Bahkan, dalam skenario paling kecil, Tata mengatakan Indonesia bisa mendapatkan dana 35 persen dari kebutuhan JETP, yang cukup untuk membiayai pembangunan jaringan listrik dan pensiun dini PLTU.
“Ini menunjukkan, kalau pemerintah punya kemauan politik untuk meningkatkan pungutan batu bara, Indonesia sebenarnya bisa membiayai transisi energi,” ujar Tata.
Selain itu, lanjut dia, pemerintah dapat menerapkan pajak karbon untuk PLTU, dengan batasan emisi dan harga yang tepat.
Langkah ini menjadi disinsentif bagi bisnis PLTU lantaran akan memangkas laba sehingga mendorong pemilik PLTU untuk beralih ke bisnis energi terbarukan.
Tak hanya itu, seiring semakin tidak menguntungkannya bisnis ini, Indonesia juga dapat menurunkan biaya yang dibutuhkan untuk menutup PLTU.

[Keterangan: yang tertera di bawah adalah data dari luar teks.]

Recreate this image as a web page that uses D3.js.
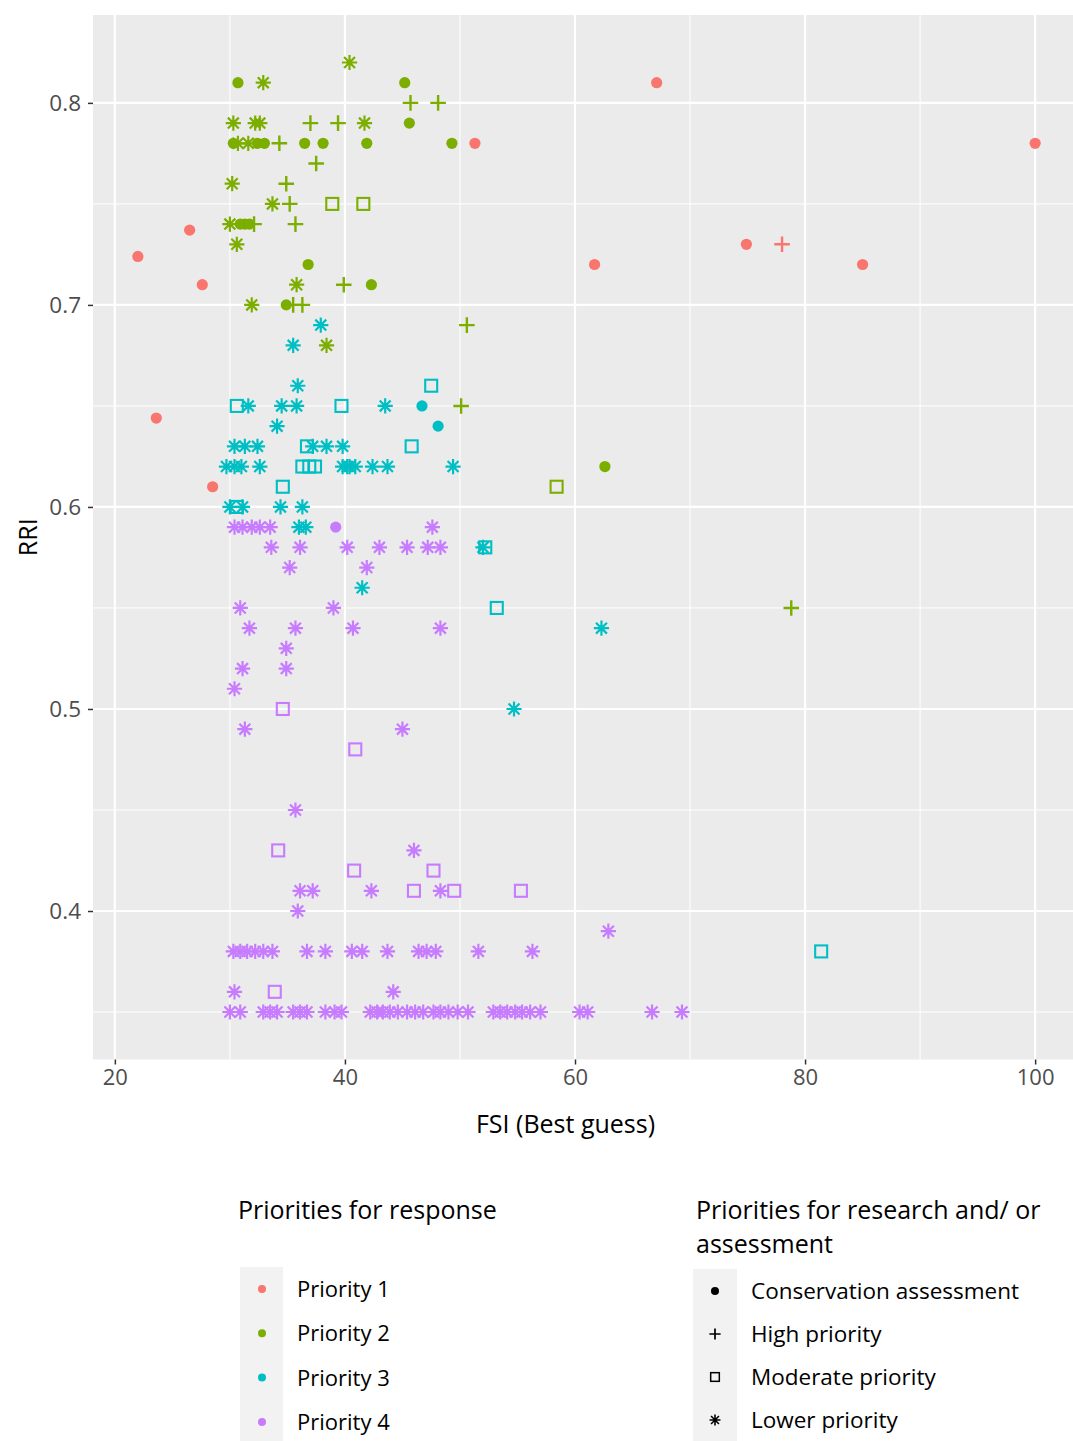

Sependapat, Peneliti Kebijakan Energi International Institute for Sustainable Development (IISD) Martha Maulidia mengatakan pemerintah perlu melakukan transformasi untuk merealisasikan transisi energi, utamanya agar pertumbuhan energi terbarukan dapat naik signifikan.
Baca juga:
“Kalau Indonesia menjalankan business as usual, masih banyak kepentingan di RUKN (Rencana Umum Ketenagalistrikan Nasional) dan RUPTL (Rencana Usaha Penyediaan Tenaga Listrik), artinya bauran energi terbarukan tidak akan naik signifikan,” kata Martha.
“Selain itu, juga perlu ada perubahan kebijakan di industri, fiskal, keuangan, misalnya untuk menyiasati mahalnya cost of fund (biaya dana) proyek energi terbarukan. Tidak mungkin kita berharap ada hasil berbeda dari usaha yang sama saja,” imbuhnya.